The department’s old ladder truck went out of commission in July, and although the department did some creative budgeting to afford the necessary engine rebuild, the repair cost exceeded both the budget and the cost of the vehicle. Fire Chief Greg Brush the department searched numerous government auction sites before finally finding a good deal and an understanding fire chief in Ohio.
“I probably looked at a couple thousand listings, and made calls on just under a hundred,” Brush said. “We pared it down to about five strong candidates and finally got a department that was willing to negotiate on the price. They were compassionate to our situation.”
Brush purchased the ladder truck for $10,000 from the Little Miami Joint Fire and Rescue District near Cincinnati, Ohio. It was about $6,000 to ship the apparatus on a flatbed truck to Tusayan. Brush said the new apparatus wasn’t much more than the department had already allocated to make repairs on the old one, which was sold as-is for $4,000, making the total expenditure about $12,000.
“It couldn’t have worked out any better, other than us winning the lottery,” he said.
Brush called the truck a fiscal miracle — the same model truck one year older sold for $80,000 just a few days before he was able to purchase Big Red. The truck is a 1992 model with a 75-foot ladder and a higher tank capacity than the previous apparatus.
“The engine is in great working order, the pump works great, the cabinets, the lights — everything works. They took great care of it,” he said. “It looks like it’s been in a time machine.”
After it arrived at the station, TFD personnel got to work making it look nearly new. Since the truck was dirty from the trip, staff members waxed and polished the exterior and did some upholstery repairs on the inside.
“They did a really good detail job on it and she looks 10 years younger now,” he chuckled.
Although the new ladder truck was an extraordinary find, Brush said the department is still applying for federal grants. Engine 5-1, the department’s workhorse and first-out vehicle, is also in need of replacement and has a host of mechanical failures that continue to add up. Staff recently spent an entire day working on the vehicle’s brakes, and Brush said the department needs something heavier to handle all the hard, off-road miles.
Although the department applies for the grant to go toward to purchase of a new engine every year, Brush said only about two vehicle replacements are awarded per state, per year.
Department looking at potential funding cuts
While the department already operates on a strapped budget — even with payroll assistance from the town of Tusayan — more financial hardships could be on the horizon.
Tusayan voters recently rejected a continuation of the town’s alternative expenditure limit, or Home Rule. As a result, the town council will now be limited to an annual budget of just under $1.4 million for the next two fiscal years. This year alone, the town contributed $335,000 to the department’s payroll, allowing them to staff more full-time firefighter/EMTs in addition to a few volunteers. Brush expressed his gratitude to the town and said the assistance allows the department to keep operating.

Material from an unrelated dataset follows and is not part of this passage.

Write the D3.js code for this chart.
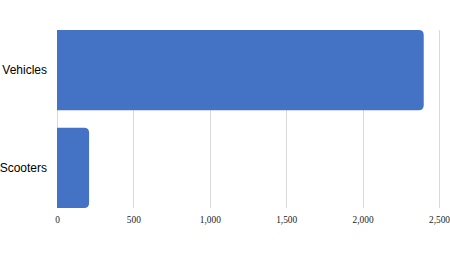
<!DOCTYPE html>
<html>
<head>
<meta charset="utf-8">
<script src="https://cdnjs.cloudflare.com/ajax/libs/d3/7.8.5/d3.min.js"></script>
<style>
  body { margin: 0; background: #fff; }
  .grid line { stroke: #d9d9d9; stroke-width: 1; }
  .x.axis text { font-family: "Liberation Serif", "Times New Roman", serif; font-size: 9.4px; fill: #222; }
  .y.axis text { font-family: "Liberation Sans", Arial, sans-serif; font-size: 12px; fill: #000; }
  .axis path, .axis line { display: none; }
</style>
</head>
<body>
<div id="chart"></div>
<script>
(function () {
    "use strict";

    var categories = ["Vehicles", "Scooters"],
        values = [2400, 210],
        ticks = [0, 500, 1000, 1500, 2000, 2500],

        margin = {top: 30, right: 11, bottom: 64, left: 57},
        widthGlobal = 450,
        heightGlobal = 272,
        width = 439 - margin.left,
        height = heightGlobal - margin.top - margin.bottom,

        x = d3.scaleLinear()
        .domain([0, 2500])
        .range([0, width]),

        y = d3.scaleBand()
        .domain(categories)
        .range([0, height])
        .paddingInner(0.18)
        .paddingOuter(0),

        svg = d3.select("#chart").append("svg")
        .attr("width", widthGlobal)
        .attr("height", heightGlobal)
        .append("g")
        .attr("transform", "translate(" + margin.left + "," + margin.top + ")");

    svg.append("g").attr("class", "grid").selectAll("line")
        .data(ticks)
        .enter().append("line")
        .attr("x1", function (d) { return Math.round(x(d)) + 0.5; })
        .attr("x2", function (d) { return Math.round(x(d)) + 0.5; })
        .attr("y1", 0)
        .attr("y2", height);

    // barres arrondies à droite seulement
    var r = 5;
    svg.append("g").selectAll("path")
        .data(categories)
        .enter().append("path")
        .attr("fill", "#4472c4")
        .attr("d", function (d, i) {
            var x0 = x(0), x1 = x(values[i]), y0 = y(d), h = y.bandwidth();
            return "M" + x0 + "," + y0 +
                "H" + (x1 - r) +
                "Q" + x1 + "," + y0 + " " + x1 + "," + (y0 + r) +
                "V" + (y0 + h - r) +
                "Q" + x1 + "," + (y0 + h) + " " + (x1 - r) + "," + (y0 + h) +
                "H" + x0 + "Z";
        });

    svg.append("g")
        .attr("class", "x axis")
        .attr("transform", "translate(0," + height + ")")
        .call(d3.axisBottom(x).tickValues(ticks).tickSize(0).tickPadding(8).tickFormat(d3.format(",")));

    svg.append("g")
        .attr("class", "y axis")
        .call(d3.axisLeft(y).tickSize(0).tickPadding(10));
}());
</script>
</body>
</html>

“I can’t even express how much I appreciate how the town has helped us in this fiscal year,” he said. “We wouldn’t be where we are today without their support.”
Although no decisions have been made regarding future funding for the department and other programs the town helps support, Brush said he is concerned about how the department will operate if it’s faced with steep funding cuts. Options could include a reduction in staff or even shutting down, and Brush said the department is considering several different options.
If the department is forced to shut down, there’s some uncertainty about where fire support could come from. Brush said High Country Fire and Rescue wouldn’t be able to respond much farther than Valle, and it’s unknown how much support could be offered by Grand Canyon National Park.